I know the easy comparison to The Woman King is Black Panther, but the movie in practice is more of a rousing cross between 300 and any hero’s journey story (Harry Potter, LOTR, etc). Our guide into The Woman King is actually Nawi (a really good Thuso Mbedu). Nawi has refused multiple arranged marriages from her family, which prompts her father to drag her to the palace so she can become a member of the Agojie. From there, we get amazing immersion into a fascinating group of amazing women. After a stellar intro battle showing off their skills, we spend the next hour or so meeting all these soldiers and their customs/training regimen. We learn about Nanisca and her right hand confidant, Amenza (Sheila Atim) as they brilliantly handle training and political activity in Dahomey. But Nawi takes the greatest shine to Izogie (Lashana Lynch), one of the best warriors in the Agojie, playing The Woman King’s version of the wise cracking veteran warrior. The training sequences and Dahomey rituals dazzle the senses, showing the power, prowess, and pupil-popping nature of life in East Africa in the 1820’s.

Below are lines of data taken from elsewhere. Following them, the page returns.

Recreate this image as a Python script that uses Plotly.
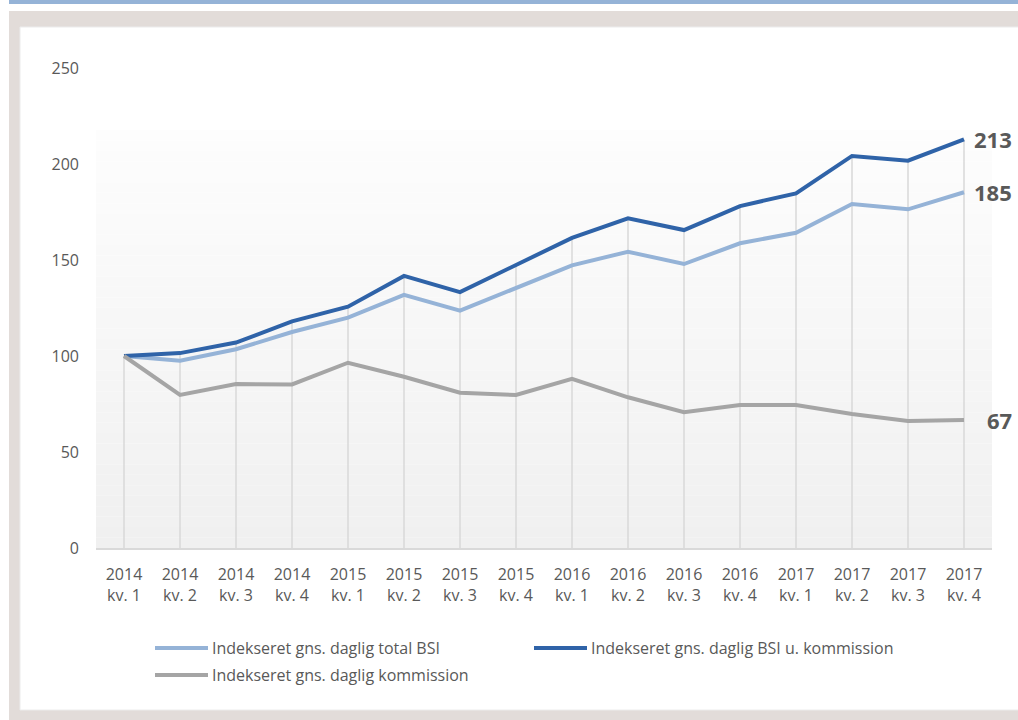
import plotly.graph_objects as go

# categories (quarters) and index series
years = ["2014", "2014", "2014", "2014", "2015", "2015", "2015", "2015",
         "2016", "2016", "2016", "2016", "2017", "2017", "2017", "2017"]
quarters = ["kv. 1", "kv. 2", "kv. 3", "kv. 4"] * 4

total_bsi = [100, 97.5, 103.5, 112.5, 120, 131.8, 123.6, 135.4,
             147.2, 154.3, 147.9, 158.7, 164.2, 179.2, 176.4, 185.3]
bsi_u_komm = [100, 101.5, 107, 118, 125.7, 141.7, 133.3, 147.4,
              161.5, 171.7, 165.6, 178.1, 184.7, 204.2, 201.7, 212.8]
kommission = [100, 79.7, 85.4, 85.2, 96.5, 89.2, 80.9, 79.7,
              88.1, 78.5, 70.7, 74.5, 74.5, 69.8, 66.1, 66.7]

names = ["Indekseret gns. daglig total BSI",
         "Indekseret gns. daglig BSI u. kommission",
         "Indekseret gns. daglig kommission"]
colors = ["#95b3d7", "#2f63a8", "#a5a5a5"]
series = [total_bsi, bsi_u_komm, kommission]

W, H = 1018, 720
L, R, T, B = 96, 992, 68, 548   # plot area in pixels


def px(x):
    return (x - L) / (R - L)


def py(y):
    return (B - y) / (B - T)


x_idx = list(range(len(years)))
tick_text = [f"{y}<br>{q}" for y, q in zip(years, quarters)]

fig = go.Figure()

# drop lines from the highest series down to the axis
drop_x, drop_y = [], []
for i in x_idx:
    drop_x += [i, i, None]
    drop_y += [0, max(s[i] for s in series), None]
fig.add_trace(go.Scatter(x=drop_x, y=drop_y, mode="lines",
                         line=dict(color="#d9d9d9", width=1.5),
                         hoverinfo="skip", showlegend=False))

for name, vals, col in zip(names, series, colors):
    fig.add_trace(go.Scatter(x=x_idx, y=vals, mode="lines", name=name,
                             line=dict(color=col, width=4),
                             showlegend=False))

shapes = [
    # frame
    dict(type="rect", xref="paper", yref="paper", x0=px(9), x1=px(W), y0=py(4), y1=py(0),
         fillcolor="#95b3d7", line_width=0, layer="below"),
    dict(type="rect", xref="paper", yref="paper", x0=px(9), x1=px(W), y0=py(H), y1=py(11),
         fillcolor="#e2dcd9", line_width=0, layer="below"),
    dict(type="rect", xref="paper", yref="paper", x0=px(20), x1=px(W + 5), y0=py(710), y1=py(27),
         fillcolor="white", line=dict(color="#ececec", width=1), layer="below"),
]

# soft vertical gradient in the plot area
n_strips = 40
g_top, g_bot = 130, B
c_top, c_bot = (253, 253, 253), (240, 240, 240)
for k in range(n_strips):
    t = k / (n_strips - 1)
    c = tuple(round(a + (b - a) * t) for a, b in zip(c_top, c_bot))
    y0 = g_top + (g_bot - g_top) * k / n_strips
    y1 = g_top + (g_bot - g_top) * (k + 1) / n_strips
    shapes.append(dict(type="rect", xref="paper", yref="paper",
                       x0=0, x1=1, y0=py(y1), y1=py(y0),
                       fillcolor="rgb(%d,%d,%d)" % c, line_width=0, layer="below"))

# manual legend
leg_items = [(155, 648), (534, 648), (155, 675)]
annotations = []
for (lx, ly), name, col in zip(leg_items, names, colors):
    shapes.append(dict(type="line", xref="paper", yref="paper",
                       x0=px(lx), x1=px(lx + 53), y0=py(ly), y1=py(ly),
                       line=dict(color=col, width=4)))
    annotations.append(dict(xref="paper", yref="paper", x=px(lx + 55), y=py(ly),
                            text=name, showarrow=False, xanchor="left", yanchor="middle",
                            font=dict(family="Open Sans", size=16, color="#595959")))

# end-point value labels
for vals in series:
    annotations.append(dict(xref="paper", yref="y", x=1, xshift=22, y=vals[-1],
                            text=f"<b>{round(vals[-1])}</b>", showarrow=False,
                            xanchor="right", yanchor="middle",
                            font=dict(family="Open Sans", size=22, color="#595959")))

fig.update_layout(
    width=W, height=H,
    margin=dict(l=L, r=W - R, t=T, b=H - B),
    paper_bgcolor="white",
    plot_bgcolor="rgba(0,0,0,0)",
    shapes=shapes,
    annotations=annotations,
    showlegend=False,
    font=dict(family="Open Sans", size=16, color="#595959"),
    xaxis=dict(range=[-0.5, len(years) - 0.5], tickvals=x_idx, ticktext=tick_text,
               showgrid=False, zeroline=False, showline=True, linecolor="#d9d9d9",
               linewidth=2, ticks="", ticklabelstandoff=11,
               tickfont=dict(size=16, color="#595959")),
    yaxis=dict(range=[0, 250], tickvals=[0, 50, 100, 150, 200, 250],
               showgrid=False, zeroline=False, showline=False, ticks="",
               ticklabelstandoff=16, tickfont=dict(size=16, color="#595959")),
)

fig.write_html("out.html", config={"displayModeBar": False},
               post_script="document.body.style.margin='0';")
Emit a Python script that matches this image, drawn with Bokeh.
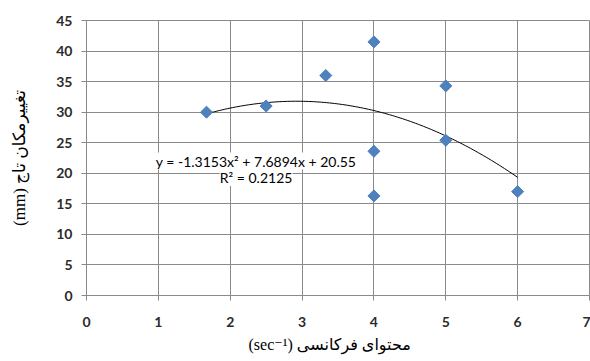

Now that we’ve been introduced to this incredible fighting regimen, the movie starts brining into the forces they are fighting against. When slave traders and male rapists are on the other side of the battle, it makes the already easy decision of choosing sides in The Woman King even easier; the complicated parts of the story are more for the relationships between members of the Agojie, as we learn more about their histories and motivations to fight, and the ubiquitous generational debates that are happening inside the army. But when the bad guys attack, all that pent up positive energy the movie generates in its first half is given amazing, beautiful release. The closest comparison to the Agojie’s fighting style is Asian martial arts cinema, with the Agojie flying around the screen, invoking terror with either stone faces or screeching battle cries. It’s ballet meets weapons as the Agojie defend their home from these vile forces. Each main character gets at least one or two great moments, and you’ll probably find yourself leaning closer and closer to the screen eagerly awaiting what comes next. I found myself fist pumping and shouting with delight when an evil gets slowly set on fire and burned to a fiery death.
What a year for action movies! Across the globe, I guess everyone was waiting to make their rousing epics to unleash on the moviegoing public. Jackass, Everything Everywhere, Top Gun: Maverick, RRR and now The Woman King? Big thank you’s across the board. And whoever had, Jonny Knoxville, Viola Davis, googly eyes, dance battles, and MiG’s on their 2022 action movie board, congrats you’ve hit your truly insane bingo!